El pasado julio-2013, el Papa Francisco, en su encuentro con dirigentes de Brasil, hacía tres afirmaciones importantes: 1) el diálogo es imprescindible para la convivencia; 2) en ese diálogo es fundamental la contribución de las grandes tradiciones religiosas; y 3) la «convivencia pacífica entre las diferentes religiones se ve beneficiada por la laicidad del Estado».

Y esto porque –como quedaba claro en sus mismas palabras– la laicidad exige al Estado abstenerse de asumir como propia confesión religiosa alguna, con lo cual hace posible, beneficia, «respeta y valora la presencia de la dimensión religiosa en la sociedad, favoreciendo sus expresiones más concretas».

De la laicidad, pues, según lo anterior, se puede decir que es condición para la convivencia, para la libre presencia y participación de todas las voces, incluidas las religiosas, en la plaza pública de la sociedad pluralista y también, concretamente, en el proceso de debate y elaboración de las normas comunes. Pero hay dos modos bien distintos de ver en la laicidad la condición para la convivencia.

Uno es el expuesto, el de la laicidad-diálogo. La laicidad es condición necesaria porque lo es para hacer posible y favorecer el diálogo entre los diferentes. Pero no es, podría decirse, condición suficiente en cuanto es, además, imprescindible mantener ese permanente diálogo mediante el cual podamos, desde nuestras diferentes posiciones, converger en el reconocimiento y afirmación de las verdades comunes que sean las bases en que asentar nuestra pacífica convivencia, verdades comunes que no lo son porque las afirmemos, sino que hemos de afirmarlas porque lo son.

Frente a esta laicidad-diálogo, está la laicista concepción de la laicidad-silenciador. Es la de quienes consideran que la laicidad exige encerrar las diferencias en los sótanos de lo privado, de tal modo que al aire libre, en el espacio público, la única voz legitimada para hacerse oír sea la monocorde de los valores laicos, esto es, no-religiosos. Ésos serían, según pretenden, los únicos valores comunes, definidos e impuestos, conforme al más riguroso positivismo jurídico, mediante las normas establecidas en cada momento por la circunstancial mayoría parlamentaria. Esta laicidad, como se ve, conseguiría la convivencia en la sociedad pluralista por el expeditivo y donoso expediente de cargarse el pluralismo.
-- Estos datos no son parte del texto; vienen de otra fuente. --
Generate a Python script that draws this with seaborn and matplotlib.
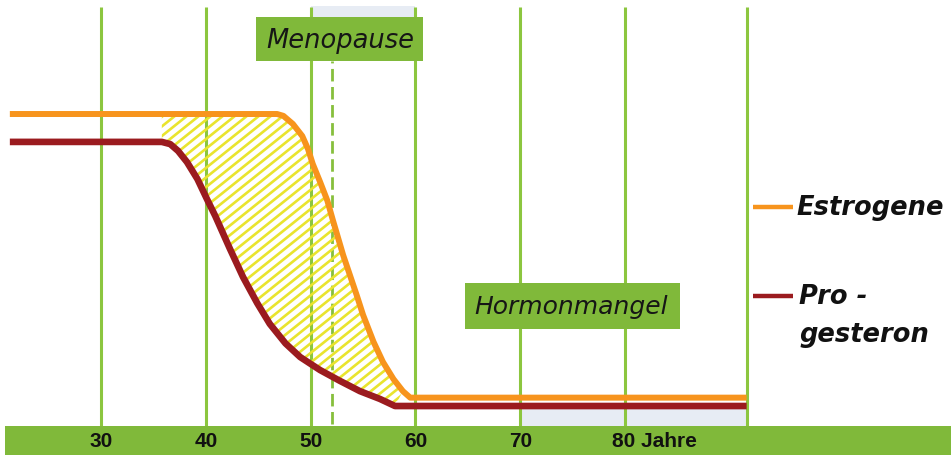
import numpy as np
import pandas as pd
import matplotlib
matplotlib.use("Agg")
import matplotlib.pyplot as plt
from matplotlib.patches import Rectangle
from matplotlib.collections import LineCollection
import seaborn as sns

# ---------------- data ----------------
estrogen_age = [21.3, 46.8, 47.4, 48.3, 49.2, 49.75, 50.2, 50.9, 51.6, 52.1, 53.1, 54.4, 55.0,
                56.0, 56.9, 57.9, 58.8, 59.5, 91.6]
estrogen_level = [100, 100, 99.4, 96.8, 92.9, 88.7, 83.9, 78.1, 72.0, 66.0, 54.5, 41.5, 35.2,
                  26.5, 20.0, 14.5, 10.6, 8.5, 8.5]

progesterone_age = [21.3, 35.8, 36.6, 37.35, 38.2, 39.2, 40.1, 40.9, 42.3, 43.55, 44.9, 46.1,
                    47.6, 49.0, 50.9, 52.8, 54.7, 56.6, 58.05, 91.6]
progesterone_level = [91.0, 91.0, 90.3, 88.1, 84.5, 79.0, 72.6, 67.1, 56.5, 47.4, 39.0, 32.3,
                      26.0, 21.6, 17.4, 13.9, 10.6, 8.1, 5.8, 5.8]

grid_ages = [30, 40, 50, 60, 70, 80, 91.6]
tick_labels = ["30", "40", "50", "60", "70", "80 Jahre"]
menopause_age = 52.0

series_names = ["Estrogene", "Pro -\ngesteron"]

# ---------------- style ----------------
ORANGE = "#f7941d"
RED = "#9b1b1f"
GREEN_BAR = "#80b93a"
GREEN_LINE = "#8cc63f"
YELLOW = "#e9e42e"
LIGHTBLUE = "#e7ecf4"

sns.set_style("white")
plt.rcParams["font.family"] = ["DejaVu Sans"]

fig = plt.figure(figsize=(9.51, 4.56), dpi=100)
ax = fig.add_axes([0, 0, 1, 1])
ax.set_xlim(20.36, 111.1)
ax.set_ylim(-10, 137.1)

# light blue background patches
ax.add_patch(Rectangle((50, 131.3), 10, 3.6, facecolor=LIGHTBLUE, edgecolor="none", zorder=0))
ax.add_patch(Rectangle((70, -0.6), grid_ages[-1] - 70, 5.4, facecolor=LIGHTBLUE,
                       edgecolor="none", zorder=0))

# vertical grid lines
for a in grid_ages:
    ax.plot([a, a], [-0.6, 134.5], color=GREEN_LINE, lw=2.2, zorder=1, solid_capstyle="butt")
ax.plot([menopause_age, menopause_age], [0, 117.1], color="#86bf3c", lw=2.0,
        dashes=(4.5, 2), zorder=1)

# bottom green bar
ax.add_patch(Rectangle((20.8, -10), 111.1 - 20.8, 9.4, facecolor=GREEN_BAR,
                       edgecolor="none", zorder=2))

# hatched area between the curves (diagonal stripes clipped to the region)
x0 = progesterone_age[1]
up = [(a, l) for a, l in zip(estrogen_age, estrogen_level) if x0 < a <= 58.8]
lo = [(a, l) for a, l in zip(progesterone_age, progesterone_level) if x0 <= a <= 58.05]
poly_x = [x0] + [a for a, _ in up] + [a for a, _ in lo[::-1]]
poly_y = [estrogen_level[1]] + [l for _, l in up] + [l for _, l in lo[::-1]]
region = ax.fill(poly_x, poly_y, facecolor="none", edgecolor="none", linewidth=0, zorder=2)[0]

px_per_year = 10.48
px_per_unit = 3.1
slope = (px_per_year / px_per_unit) * 0.8   # ~39 deg on screen
step = 12.0 / px_per_year                    # horizontal stripe spacing (~12 px)
segs = [[(c, 0), (c + 110 / slope, 110)] for c in np.arange(-10, 62, step)]
stripes = LineCollection(segs, colors=YELLOW, linewidths=1.9, zorder=2)
ax.add_collection(stripes)
stripes.set_clip_path(region)

# curves
df_e = pd.DataFrame({"age": estrogen_age, "level": estrogen_level})
df_p = pd.DataFrame({"age": progesterone_age, "level": progesterone_level})
sns.lineplot(data=df_e, x="age", y="level", color=ORANGE, lw=4.3, sort=False,
             estimator=None, ax=ax, zorder=4, legend=False)
sns.lineplot(data=df_p, x="age", y="level", color=RED, lw=4.8, sort=False,
             estimator=None, ax=ax, zorder=3, legend=False)
for ln in ax.get_lines()[-2:]:
    ln.set_solid_joinstyle("round")
    ln.set_solid_capstyle("butt")

# label boxes
ax.add_patch(Rectangle((44.8, 117.1), 60.7 - 44.8, 14.2, facecolor=GREEN_BAR,
                       edgecolor="none", zorder=5))
ax.text(52.8, 124.0, "Menopause", ha="center", va="center", fontsize=18.5,
        style="italic", color="#161616", zorder=6)
ax.add_patch(Rectangle((64.7, 30.6), 85.2 - 64.7, 14.9, facecolor=GREEN_BAR,
                       edgecolor="none", zorder=5))
ax.text(74.9, 38.0, "Hormonmangel", ha="center", va="center", fontsize=18,
        style="italic", color="#161616", zorder=6)

# tick labels in the green bar
tick_font = dict(fontsize=15, fontweight="bold", family=["Liberation Sans", "DejaVu Sans"],
                 color="#111111", zorder=6, va="center")
for a, lab in zip(grid_ages[:5], tick_labels[:5]):
    ax.text(a, -5.3, lab, ha="center", **tick_font)
ax.text(80 - 1.2, -5.3, tick_labels[5], ha="left", **tick_font)

# legend (custom)
leg_font = dict(fontsize=18.5, fontweight="bold", style="italic", color="#111111",
                zorder=6, va="center", ha="left")
ax.plot([92.2, 96.0], [70, 70], color=ORANGE, lw=3.2, solid_capstyle="butt", zorder=6)
ax.text(96.4, 70, series_names[0], **leg_font)
ax.plot([92.2, 96.0], [41.3, 41.3], color=RED, lw=3.2, solid_capstyle="butt", zorder=6)
ax.text(96.6, 41.3, series_names[1].split("\n")[0], **leg_font)
ax.text(96.6, 29.0, series_names[1].split("\n")[1], **leg_font)

ax.set_xlim(20.36, 111.1)
ax.set_ylim(-10, 137.1)
ax.axis("off")

fig.savefig("out.png", dpi=100, facecolor="white")
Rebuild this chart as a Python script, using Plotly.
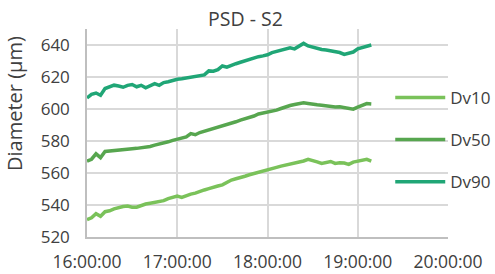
import plotly.graph_objects as go
from datetime import datetime, timedelta

# ---- data ----
minutes = list(range(0, 190, 3))  # minutes after 16:00
dv10 = [530.8, 532.0, 534.6, 533.0, 535.8, 536.4, 537.6, 538.4, 539.1, 539.3,
        538.6, 538.6, 539.9, 540.6, 541.1, 541.6, 542.2, 542.7, 544.0, 544.8,
        545.6, 544.8, 546.0, 546.8, 547.4, 548.6, 549.4, 550.2, 551.2, 551.9,
        552.6, 554.3, 555.6, 556.4, 557.0, 558.0, 558.9, 559.6, 560.5, 561.0,
        561.6, 562.8, 563.5, 564.3, 564.9, 565.5, 566.3, 566.9, 567.5, 568.5,
        568.0, 567.0, 566.0, 566.8, 567.2, 566.0, 566.4, 566.2, 565.4, 566.8,
        567.4, 567.9, 568.5, 567.4]
dv50 = [567.4, 568.6, 572.0, 569.6, 573.5, 573.7, 574.1, 574.4, 574.2, 574.7,
        575.1, 575.4, 575.7, 576.1, 576.6, 577.4, 578.0, 578.8, 579.5, 580.4,
        581.1, 581.4, 582.5, 584.6, 583.9, 585.3, 586.1, 587.0, 587.8, 588.3,
        589.2, 590.3, 591.2, 592.0, 593.0, 593.8, 594.6, 595.6, 596.9, 597.4,
        597.9, 598.4, 599.3, 600.3, 601.4, 602.2, 602.8, 603.5, 603.9, 603.5,
        602.9, 602.6, 602.3, 601.9, 601.5, 601.3, 601.4, 600.9, 600.5, 599.9,
        601.2, 602.4, 603.4, 603.2]
dv90 = [606.9, 609.2, 610.0, 608.6, 612.8, 613.9, 614.9, 614.4, 613.6, 614.8,
        615.3, 613.9, 614.8, 613.2, 614.5, 615.9, 614.8, 616.5, 617.0, 617.9,
        618.6, 618.9, 619.3, 619.8, 620.6, 620.9, 621.3, 623.8, 623.6, 624.6,
        626.9, 626.1, 627.4, 628.3, 629.2, 630.1, 630.9, 632.2, 632.7, 633.2,
        633.9, 635.2, 635.9, 636.8, 637.7, 638.2, 637.6, 639.5, 641.0, 639.4,
        638.6, 637.8, 637.2, 636.9, 636.4, 635.9, 635.3, 634.1, 634.6, 635.6,
        637.6, 638.4, 639.3, 640.0]
series_names = ["Dv10", "Dv50", "Dv90"]
colors = ["#7ac25a", "#57a64f", "#20a676"]
x_tick_labels = ["16:00:00", "17:00:00", "18:00:00", "19:00:00", "20:00:00"]

base = datetime(2020, 1, 1, 16, 0, 0)
times = [base + timedelta(minutes=m) for m in minutes]
tick_vals = [base + timedelta(hours=h) for h in range(5)]

FONT = "Open Sans"
TXT = "#404040"

fig = go.Figure()
for name, vals, col in zip(series_names, [dv10, dv50, dv90], colors):
    fig.add_trace(go.Scatter(x=times, y=vals, mode="lines", name=name,
                             legendgroup=name,
                             line=dict(color=col, width=3.5)))

fig.update_layout(
    width=495, height=274,
    margin=dict(l=87, r=47, t=29, b=37, autoexpand=False),
    paper_bgcolor="white", plot_bgcolor="white",
    font=dict(family=FONT, color=TXT, size=16),
    title=dict(text="PSD - S2", x=0.496, xref="container", xanchor="center",
               y=1 - 19 / 274, yref="container", yanchor="middle",
               font=dict(size=19.5, family=FONT, color=TXT)),
    showlegend=True,
    legend=dict(x=0.84, y=0.755, xanchor="left", yanchor="top",
                bgcolor="rgba(0,0,0,0)", font=dict(size=17, family=FONT, color=TXT),
                tracegroupgap=17, itemwidth=50, traceorder="grouped"),
    xaxis=dict(range=[tick_vals[0], tick_vals[-1]], tickvals=tick_vals,
               ticktext=x_tick_labels, showgrid=True, gridcolor="#d9d9d9",
               gridwidth=1.5, showline=True, linecolor="#bfbfbf", linewidth=1.5,
               ticks="", zeroline=False, ticklabelstandoff=8, automargin=False,
               tickfont=dict(size=17.5, family=FONT, color=TXT)),
    yaxis=dict(range=[520, 650], tickvals=[520, 540, 560, 580, 600, 620, 640],
               showgrid=True, gridcolor="#d9d9d9", gridwidth=1.5,
               showline=True, linecolor="#bfbfbf", linewidth=1.5,
               ticks="", zeroline=False, ticklabelstandoff=12, automargin=False,
               tickfont=dict(size=17, family=FONT, color=TXT)),
    annotations=[dict(text="Diameter (µm)", xref="paper", yref="paper",
                      x=(14 - 87) / 361, y=(237 - 104) / 208, textangle=-90,
                      showarrow=False, xanchor="center", yanchor="middle",
                      font=dict(size=20, family=FONT, color=TXT))],
)

fig.write_html("out.html")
Y es en esta laicidad-silenciador en la que todavía algunos quieren asentar la convivencia en la vecina República francesa. O, al menos, eso parece si leemos en su conjunto la Carta de Laicidad que las correspondientes autoridades han enviado a sus escuelas como catequética síntesis de los valores republicanos. ¿Estamos aquí más avanzados?